サッカーの華といえば、やはりゴールだろう。戦術面などで進化を続けるサッカーだが、その過程で突然、「ゴール不足」に悩まされることがある。現在、Jリーグが直面している、サッカーの保守化、右傾化に、サッカージャーナリスト大住良之が警鐘を鳴らす!
■「危機感を持った」未来の会長
「このままでは、サッカーの人気は衰えてしまう。もっと攻撃的で、もっと数多くの得点が決まるゲームにしなければならない」
危機感を持ったのが、1990年当時、国際サッカー連盟(FIFA)の事務総長だったゼップ・ブラッター(後に会長)である。得点を増やすためにどうしたらいいのか。さまざまなアイデアが出された。

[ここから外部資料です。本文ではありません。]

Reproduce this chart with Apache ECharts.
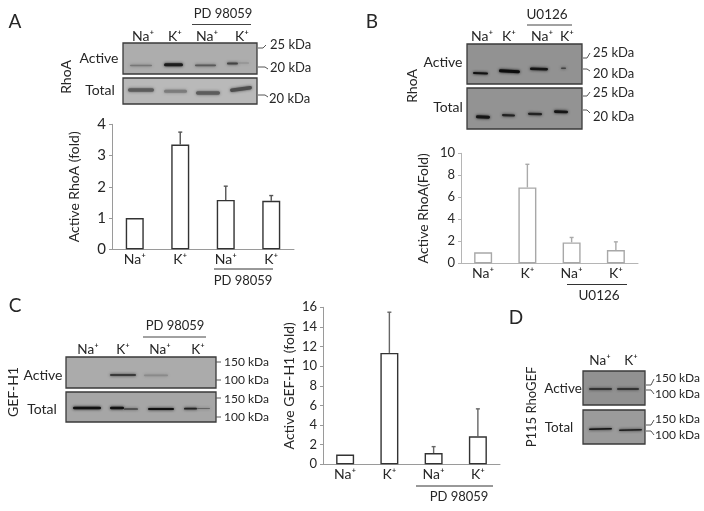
<!DOCTYPE html>
<html><head><meta charset="utf-8">
<style>html,body{margin:0;padding:0;background:#fff}#c{width:704px;height:511px}</style>
<script src="https://cdn.jsdelivr.net/npm/echarts@6/dist/echarts.min.js"></script>
</head><body><div id="c"></div>
<script>
const categories = ['Na⁺','K⁺','Na⁺','K⁺'];
const valuesA = [1, 3.35, 1.58, 1.55];
const errorTopA = [null, 3.75, 2.02, 1.72];
const valuesB = [1, 6.9, 1.9, 1.2];
const errorTopB = [null, 9.0, 2.35, 1.95];
const valuesC = [1, 11.35, 1.15, 2.85];
const errorTopC = [null, 15.5, 1.8, 5.65];
const FONT = 'Lato';
const INK = '#262626';

const gfx = [];
function text(x, y, s, size, opt) {
  opt = opt || {};
  gfx.push({type:'text', x, y, rotation: opt.rot || 0, silent:true,
    style:{text:s, fill:INK, font: size+'px '+FONT, textAlign: opt.align||'center', textVerticalAlign:'middle'}});
}
function line(x1, y, x2, color, w) {
  gfx.push({type:'line', silent:true, shape:{x1, y1:y, x2, y2:y}, style:{stroke:color||'#333', lineWidth:w||1}});
}
function blot(x1, y1, x2, y2, fill) {
  gfx.push({type:'rect', silent:true, shape:{x:x1, y:y1, width:x2-x1, height:y2-y1},
    style:{fill, stroke:'#3a3a3a', lineWidth:1.3}});
}
function band(x1, x2, y, h, color, tilt) {
  const w=x2-x1;
  gfx.push({type:'rect', silent:true, x:(x1+x2)/2, y, rotation:tilt||0,
    shape:{x:-w/2, y:-h/2, width:w, height:h, r:h/2},
    style:{fill:color, shadowBlur:3, shadowColor:color}});
}
function tick(x1, y1, x2, y2) {
  gfx.push({type:'polyline', silent:true, shape:{points:[[x1,y1],[x2-3,y1],[x2,y2]]},
    style:{stroke:'#555', lineWidth:1, fill:null}});
}

/* Panel letters */
text(15,22,'A',19); text(372,22,'B',19); text(15,306,'C',19); text(516,318,'D',19);

/* Panel A */
blot(123,43,257,74,'#adadad'); blot(123,78,257,104,'#b9b9b9');
band(130,152,65.5,1.6,'#777'); band(164,183,64.8,3,'#1c1c1c'); band(195,216,65.3,1.8,'#5a5a5a');
band(227,238,63.5,1.8,'#444'); band(238,249,63,1,'#8c8c8c');
band(128,154,90,3.4,'#5c5c5c'); band(164,187,91.3,3,'#7c7c7c'); band(196,220,93,3.4,'#5c5c5c'); band(230,252,89,3.4,'#4d4d4d',0.13);
text(143,36,'Na⁺',14); text(175,36,'K⁺',14); text(207,36,'Na⁺',14); text(242,36,'K⁺',14);
text(223,14,'PD 98059',13); line(192,24.5,251,'#444',1);
text(99,58,'Active',14); text(100,90,'Total',14);
text(66,77,'RhoA',14,{rot:Math.PI/2});
text(270,45,'25 kDa',13,{align:'left'}); text(270,68,'20 kDa',13,{align:'left'}); text(269,99,'20 kDa',13,{align:'left'});
tick(258,48,266,45); tick(258,67,268,69); tick(258,95,268,97);
line(214,269,273,'#333',1); text(243,281,'PD 98059',13);

/* Panel B */
blot(467,44,582,84,'#929292'); blot(467,88,582,129,'#939393');
band(473,488,73.3,2,'#111',-0.03); band(499,520,71.3,3,'#0c0c0c',-0.05); band(530,548,69,2.4,'#151515',-0.03); band(561,566,68.3,1.5,'#444');
band(476,490,117,3,'#151515',-0.04); band(502,515,115.3,2.2,'#222',-0.04); band(528,542,114,2.2,'#222',-0.02); band(554,568,111.8,2.6,'#151515',-0.03);
text(482,36,'Na⁺',14); text(509,36,'K⁺',14); text(542,36,'Na⁺',14); text(567,36,'K⁺',14);
text(547,15,'U0126',13.5); line(527,25,572,'#444',1);
text(443,62,'Active',14); text(448,107,'Total',14);
text(412,86,'RhoA',14,{rot:Math.PI/2});
text(593,53,'25 kDa',13,{align:'left'}); text(593,74,'20 kDa',13,{align:'left'}); text(593,93,'25 kDa',13,{align:'left'}); text(593,117,'20 kDa',13,{align:'left'});
tick(583,58,590,53); tick(583,69,590,71); tick(583,96,590,92); tick(583,110,590,113);
line(567,284.5,627,'#333',1); text(599,296,'U0126',13.5);

/* Panel C */
blot(66,357,216,388,'#ababab'); blot(66,392,216,422,'#a6a6a6');
band(110,136,375,2,'#3a3a3a'); band(144,168,375.3,1.8,'#8a8a8a');
band(73,101,408,2.4,'#111'); band(110,124,408,2.4,'#111'); band(124,138,409,1.2,'#222'); band(148,174,409,2,'#111'); band(184,197,408.7,1.8,'#222'); band(197,210,408.7,0.8,'#555');
text(88,350,'Na⁺',13.5); text(123,350,'K⁺',13.5); text(160,350,'Na⁺',13.5); text(198,350,'K⁺',13.5);
text(175,326,'PD 98059',13); line(143,337,206,'#444',1);
text(43,375,'Active',14); text(42,409,'Total',14);
text(13,392,'GEF-H1',14,{rot:Math.PI/2});
text(224,362,'150 kDa',12,{align:'left'}); text(224,380,'100 kDa',12,{align:'left'}); text(224,399,'150 kDa',12,{align:'left'}); text(224,417,'100 kDa',12,{align:'left'});
line(216,362,221,'#555',1); line(216,380,221,'#555',1); line(216,398,221,'#555',1); line(216,417,221,'#555',1);
line(416,486,493,'#333',1); text(459,497,'PD 98059',13);

/* Panel D */
blot(583,371,645,405,'#919191'); blot(583,410,645,444,'#9b9b9b');
band(589,612,389,1.6,'#222'); band(617,639,389,1.6,'#222');
band(589,612,429,1.6,'#111',0.02); band(619,642,430,1.6,'#1c1c1c',0.02);
text(600,361,'Na⁺',13.5); text(631,361,'K⁺',13.5);
text(563,389,'Active',13.5); text(559,428,'Total',13.5);
text(532,407,'P115 RhoGEF',13,{rot:Math.PI/2});
text(655,378,'150 kDa',12,{align:'left'}); text(655,394,'100 kDa',12,{align:'left'}); text(655,419,'150 kDa',12,{align:'left'}); text(655,435,'100 kDa',12,{align:'left'});
tick(646,385,654,379); tick(646,390,654,394); tick(646,425,654,420); tick(646,431,654,435);

/* Chart panels */
const panels = [
  {left:112, top:124.3, w:182, h:125, max:4, interval:1, values:valuesA, err:errorTopA,
   title:'Active RhoA (fold)', titleGap:31, tsize:15, lsize:14, nsize:14, axis:'#9a9a9a', edge:'#333', bw:18, lm:3, ecolor:'#555'},
  {left:461, top:153.3, w:177, h:110, max:10, interval:2, values:valuesB, err:errorTopB,
   title:'Active RhoA(Fold)', titleGap:31, tsize:13, lsize:14, nsize:14, axis:'#b5b5b5', edge:'#a8a8a8', bw:18, lm:3, ecolor:'#aaa'},
  {left:323, top:307.3, w:177, h:157, max:16, interval:2, values:valuesC, err:errorTopC,
   title:'Active GEF-H1 (fold)', titleGap:27, tsize:13, lsize:14, nsize:14, axis:'#9a9a9a', edge:'#333', bw:18, lm:3, ecolor:'#666'}
];
const grid=[], xAxis=[], yAxis=[], series=[];
panels.forEach((p,i)=>{
  grid.push({left:p.left, top:p.top, width:p.w, height:p.h});
  xAxis.push({type:'category', gridIndex:i, data:categories,
    axisLine:{lineStyle:{color:p.axis,width:1}}, axisTick:{show:false},
    axisLabel:{color:INK, fontFamily:FONT, fontSize:p.lsize, margin:p.lm}});
  yAxis.push({type:'value', gridIndex:i, min:0, max:p.max, interval:p.interval,
    name:p.title, nameLocation:'middle', nameGap:p.titleGap, nameRotate:90,
    nameTextStyle:{color:INK, fontFamily:FONT, fontSize:p.nsize},
    splitLine:{show:false},
    axisLine:{show:true, lineStyle:{color:p.axis,width:1}},
    axisTick:{show:true, length:3, lineStyle:{color:p.axis}},
    axisLabel:{color:INK, fontFamily:FONT, fontSize:p.tsize, margin:6}});
  series.push({type:'bar', xAxisIndex:i, yAxisIndex:i, data:p.values, barWidth:p.bw, silent:true,
    itemStyle:{color:'#fff', borderColor:p.edge, borderWidth:1.4}});
  series.push({type:'custom', xAxisIndex:i, yAxisIndex:i, silent:true, clip:false,
    data:p.values.map((v,j)=>[j,v,p.err[j]]),
    encode:{x:0,y:[1,2]},
    renderItem:(params,api)=>{
      if(api.value(2)==null || isNaN(api.value(2))) return null;
      const a=api.coord([api.value(0),api.value(1)]), b=api.coord([api.value(0),api.value(2)]);
      const st={stroke:p.ecolor,lineWidth:1.4,fill:null};
      return {type:'group',children:[
        {type:'line',shape:{x1:a[0],y1:a[1],x2:b[0],y2:b[1]},style:st},
        {type:'line',shape:{x1:a[0]-2,y1:b[1],x2:a[0]+2,y2:b[1]},style:st}
      ]};
    }});
});
const chart = echarts.init(document.getElementById('c'),null,{renderer:'canvas'});
chart.setOption({animation:false, backgroundColor:'#fff', grid, xAxis, yAxis, series, graphic:{elements:gfx}});
</script></body></html>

たとえば「10人制」。これは1990年ワールドカップで優勝した西ドイツ代表チームの監督を務めたフランツ・ベッケンバウアーの主張だった。この大会のラウンド16、優勝候補同士が対戦した西ドイツ×オランダで、前半22分という早い時間に西ドイツのルディ・フェラーとオランダのフランク・ライカールトがそろって退場処分になった。その後の試合がともにスピーディーでエキサイティングなものになったことから、「これだ!」と思ったという。

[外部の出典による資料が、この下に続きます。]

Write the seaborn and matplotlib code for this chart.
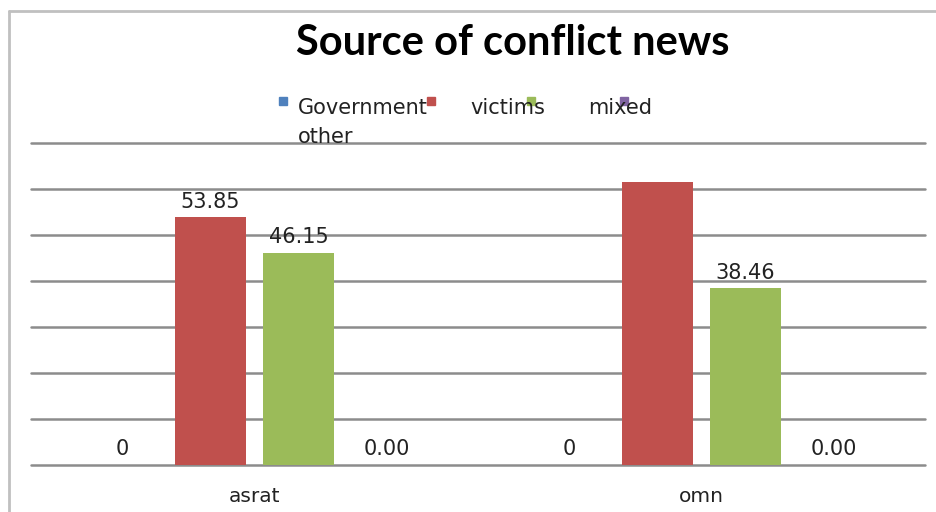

「ゴールを大きくする」というアイデアもあった。高さ2.44メートル×幅7.32メートルというゴールの大きさが決まったのは19世紀。しかし、それから100年、選手たちがどんどん大きくなり、190センチを超すGKも珍しくはなくなった。得点が減るのは当然である。だからゴールを大きくすべきだ…。

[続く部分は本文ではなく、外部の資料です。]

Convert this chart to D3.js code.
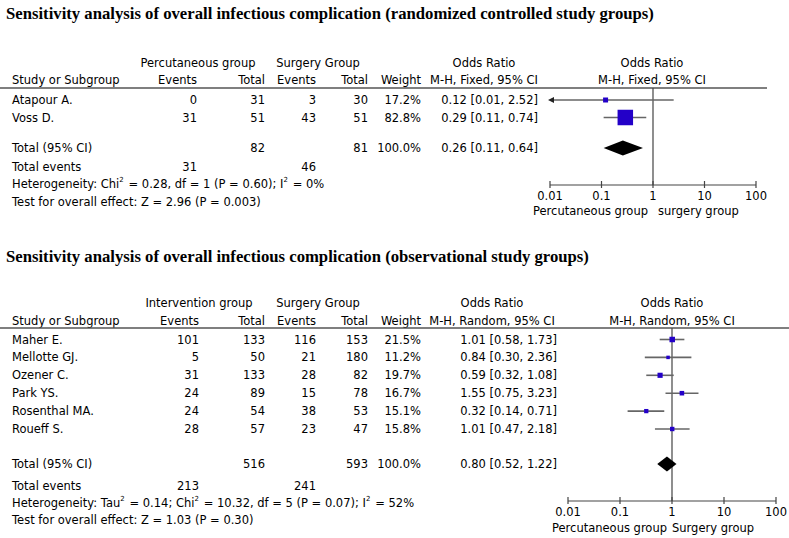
<!DOCTYPE html>
<html><head><meta charset="utf-8">
<script src="https://cdn.jsdelivr.net/npm/d3@7/dist/d3.min.js"></script>
<style>
body{margin:0;background:#fff;}
svg{display:block;}
text{font-family:"DejaVu Sans",sans-serif;font-size:11.5px;fill:#000;}
.title{font-family:"Liberation Serif","Times New Roman",serif;font-weight:bold;font-size:16.7px;fill:#000;}
</style></head><body>
<script>
// ---------- Panel 1 data (randomized controlled study groups) ----------
const studies1 = ["Atapour A.", "Voss D."];
const expEvents1 = [0, 31];
const expTotal1 = [31, 51];
const ctrlEvents1 = [3, 43];
const ctrlTotal1 = [30, 51];
const weights1 = [17.2, 82.8];
const or1 = [0.12, 0.29];
const lo1 = [0.01, 0.11];
const hi1 = [2.52, 0.74];
const total1 = {exp: 82, ctrl: 81, weight: "100.0%", or: 0.26, lo: 0.11, hi: 0.64, expEv: 31, ctrlEv: 46};
const het1 = ["Heterogeneity: Chi² = 0.28, df = 1 (P = 0.60); I² = 0%", "Test for overall effect: Z = 2.96 (P = 0.003)"];

// ---------- Panel 2 data (observational study groups) ----------
const studies2 = ["Maher E.", "Mellotte GJ.", "Ozener C.", "Park YS.", "Rosenthal MA.", "Roueff S."];
const expEvents2 = [101, 5, 31, 24, 24, 28];
const expTotal2 = [133, 50, 133, 89, 54, 57];
const ctrlEvents2 = [116, 21, 28, 15, 38, 23];
const ctrlTotal2 = [153, 180, 82, 78, 53, 47];
const weights2 = [21.5, 11.2, 19.7, 16.7, 15.1, 15.8];
const or2 = [1.01, 0.84, 0.59, 1.55, 0.32, 1.01];
const lo2 = [0.58, 0.30, 0.32, 0.75, 0.14, 0.47];
const hi2 = [1.73, 2.36, 1.08, 3.23, 0.71, 2.18];
const total2 = {exp: 516, ctrl: 593, weight: "100.0%", or: 0.80, lo: 0.52, hi: 1.22, expEv: 213, ctrlEv: 241};
const het2 = ["Heterogeneity: Tau² = 0.14; Chi² = 10.32, df = 5 (P = 0.07); I² = 52%", "Test for overall effect: Z = 1.03 (P = 0.30)"];

const axisTicks = [0.01, 0.1, 1, 10, 100];
const tickLabels = ["0.01", "0.1", "1", "10", "100"];

const W = 789, H = 538;
const svg = d3.select("body").append("svg").attr("width", W).attr("height", H);

function fmt(v){ return v.toFixed(2); }

function panel(cfg){
  const g = svg.append("g");
  const T = (x,y,txt,anchor)=> g.append("text").attr("x",x).attr("y",y).attr("dominant-baseline","central")
      .attr("text-anchor",anchor||"start").text(txt);

  g.append("text").attr("class","title").attr("x",6).attr("y",cfg.titleY).attr("dominant-baseline","central").text(cfg.title);

  // headers
  T(cfg.hc.exp, cfg.h1, cfg.expName, "middle");
  T(cfg.hc.ctrl, cfg.h1, "Surgery Group", "middle");
  T(cfg.hc.or, cfg.h1, "Odds Ratio", "middle");
  T(cfg.hc.plot, cfg.h1, "Odds Ratio", "middle");
  T(12, cfg.h2, "Study or Subgroup");
  T(cfg.col.events1, cfg.h2, "Events", "end");
  T(cfg.col.total1, cfg.h2, "Total", "end");
  T(cfg.col.events2, cfg.h2, "Events", "end");
  T(cfg.col.total2, cfg.h2, "Total", "end");
  T(cfg.col.weight, cfg.h2, "Weight", "end");
  T(cfg.hc.or, cfg.h2, cfg.method, "middle");
  T(cfg.hc.plot, cfg.h2, cfg.method, "middle");

  g.append("line").attr("x1",0).attr("x2",cfg.lineEnd).attr("y1",cfg.line).attr("y2",cfg.line)
    .attr("stroke","#555").attr("stroke-width",1.6);

  const x = d3.scaleLog().domain([0.01,100]).range(cfg.xr);
  const y = d3.scalePoint().domain(cfg.studies).range([cfg.row0, cfg.row0 + cfg.rowStep*(cfg.studies.length-1)]);
  const size = d3.scaleLinear().domain(cfg.sizeDomain).range(cfg.sizeRange);

  cfg.studies.forEach((s,i)=>{
    const yy = y(s);
    T(12, yy, s);
    T(cfg.col.events1, yy, cfg.ev[i], "end");
    T(cfg.col.total1, yy, cfg.tot[i], "end");
    T(cfg.col.events2, yy, cfg.cev[i], "end");
    T(cfg.col.total2, yy, cfg.ctot[i], "end");
    T(cfg.col.weight, yy, cfg.w[i].toFixed(1)+"%", "end");
    T(cfg.col.or, yy, `${fmt(cfg.or[i])} [${fmt(cfg.lo[i])}, ${fmt(cfg.hi[i])}]`, "end");
  });

  // vertical line of no effect
  g.append("line").attr("x1",x(1)).attr("x2",x(1)).attr("y1",cfg.line).attr("y2",cfg.axisY)
    .attr("stroke","#444").attr("stroke-width",1.2);

  cfg.studies.forEach((s,i)=>{
    const yy = y(s);
    const l = Math.max(cfg.lo[i], 0.01), h = Math.min(cfg.hi[i], 100);
    g.append("line").attr("x1",x(l)).attr("x2",x(h)).attr("y1",yy).attr("y2",yy)
      .attr("stroke","#666").attr("stroke-width",1.6);
    if(cfg.lo[i] <= 0.01){
      const ax = x(0.01);
      g.append("path").attr("d",`M${ax-2},${yy} L${ax+4},${yy-3} L${ax+4},${yy+3} Z`).attr("fill","#222");
    }
    const sz = size(cfg.w[i]);
    g.append("rect").attr("x",x(cfg.or[i])-sz/2).attr("y",yy-sz/2).attr("width",sz).attr("height",sz)
      .attr("fill","#2300c8");
  });

  // totals
  T(12, cfg.totY, "Total (95% CI)");
  T(cfg.col.total1, cfg.totY, cfg.total.exp, "end");
  T(cfg.col.total2, cfg.totY, cfg.total.ctrl, "end");
  T(cfg.col.weight, cfg.totY, cfg.total.weight, "end");
  T(cfg.col.or, cfg.totY, `${fmt(cfg.total.or)} [${fmt(cfg.total.lo)}, ${fmt(cfg.total.hi)}]`, "end");
  const dh = 7.5;
  g.append("path").attr("d",`M${x(cfg.total.lo)},${cfg.totY} L${x(cfg.total.or)},${cfg.totY-dh} L${x(cfg.total.hi)},${cfg.totY} L${x(cfg.total.or)},${cfg.totY+dh} Z`)
    .attr("fill","#000");

  T(12, cfg.evY, "Total events");
  T(cfg.col.events1, cfg.evY, cfg.total.expEv, "end");
  T(cfg.col.events2, cfg.evY, cfg.total.ctrlEv, "end");

  [cfg.hetY, cfg.testY].forEach((yy,k)=>{
    const t = g.append("text").attr("x",12).attr("y",yy).attr("dominant-baseline","central");
    const parts = cfg.het[k].split("²");
    parts.forEach((p,i)=>{
      t.append("tspan").text(p);
      if(i<parts.length-1){
        t.append("tspan").attr("font-size","7px").attr("dy",-4).text("2");
        t.append("tspan").attr("dy",4).text("\u200A");
      }
    });
  });

  // axis
  const axisG = g.append("g").attr("transform",`translate(0,${cfg.axisY})`);
  axisG.append("line").attr("x1",cfg.xr[0]).attr("x2",cfg.xr[1]).attr("stroke","#444").attr("stroke-width",1.2);
  axisTicks.forEach((t,i)=>{
    axisG.append("line").attr("x1",x(t)).attr("x2",x(t)).attr("y1",-4).attr("y2",3).attr("stroke","#444").attr("stroke-width",1.2);
    axisG.append("text").attr("x",x(t)).attr("y",cfg.tickY-cfg.axisY).attr("dominant-baseline","central")
      .attr("text-anchor","middle").text(tickLabels[i]);
  });
  T(x(1)-cfg.lblGap[0], cfg.lblY, "Percutaneous group", "end");
  T(x(1)+cfg.lblGap[1], cfg.lblY, cfg.rightLabel, "start");
}

panel({
  title: "Sensitivity analysis of overall infectious complication (randomized controlled study groups)",
  titleY: 13, expName: "Percutaneous group", method: "M-H, Fixed, 95% CI",
  h1: 63, h2: 80, line: 88, lineEnd: 767,
  col: {events1: 197, total1: 265, events2: 316, total2: 368, weight: 421, or: 538},
  hc: {exp: 198, ctrl: 318, or: 484, plot: 652},
  studies: studies1, ev: expEvents1, tot: expTotal1, cev: ctrlEvents1, ctot: ctrlTotal1,
  w: weights1, or: or1, lo: lo1, hi: hi1, total: total1, het: het1,
  row0: 100, rowStep: 17.5,
  sizeDomain: [17.2, 82.8], sizeRange: [5, 15.5],
  xr: [550, 756], axisY: 185, tickY: 196, lblY: 211, lblGap: [5, 5], rightLabel: "surgery group",
  totY: 148, evY: 167, hetY: 184, testY: 202
});

panel({
  title: "Sensitivity analysis of overall infectious complication (observational study groups)",
  titleY: 256, expName: "Intervention group", method: "M-H, Random, 95% CI",
  h1: 303, h2: 321, line: 328, lineEnd: 789,
  col: {events1: 199, total1: 265, events2: 316, total2: 368, weight: 421, or: 557},
  hc: {exp: 199, ctrl: 318, or: 492, plot: 672},
  studies: studies2, ev: expEvents2, tot: expTotal2, cev: ctrlEvents2, ctot: ctrlTotal2,
  w: weights2, or: or2, lo: lo2, hi: hi2, total: total2, het: het2,
  row0: 339.5, rowStep: 17.9,
  sizeDomain: [11.2, 21.5], sizeRange: [3.5, 5.5],
  xr: [568, 776], axisY: 501, tickY: 512, lblY: 528, lblGap: [5, 0], rightLabel: "Surgery group",
  totY: 464, evY: 486, hetY: 503, testY: 520
});
</script>
</body></html>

だがプロもアマチュアもワールドカップも草サッカーもルールは同じというのがサッカーという競技の文化である。世界には何十万対ものゴールがある。これをすべて大きなものに変えなければならないというのは現実的ではない。1チームを10人に減らすことも、プレーに参加できない1人を生むことになり、サッカーにとってプラスとはいえない。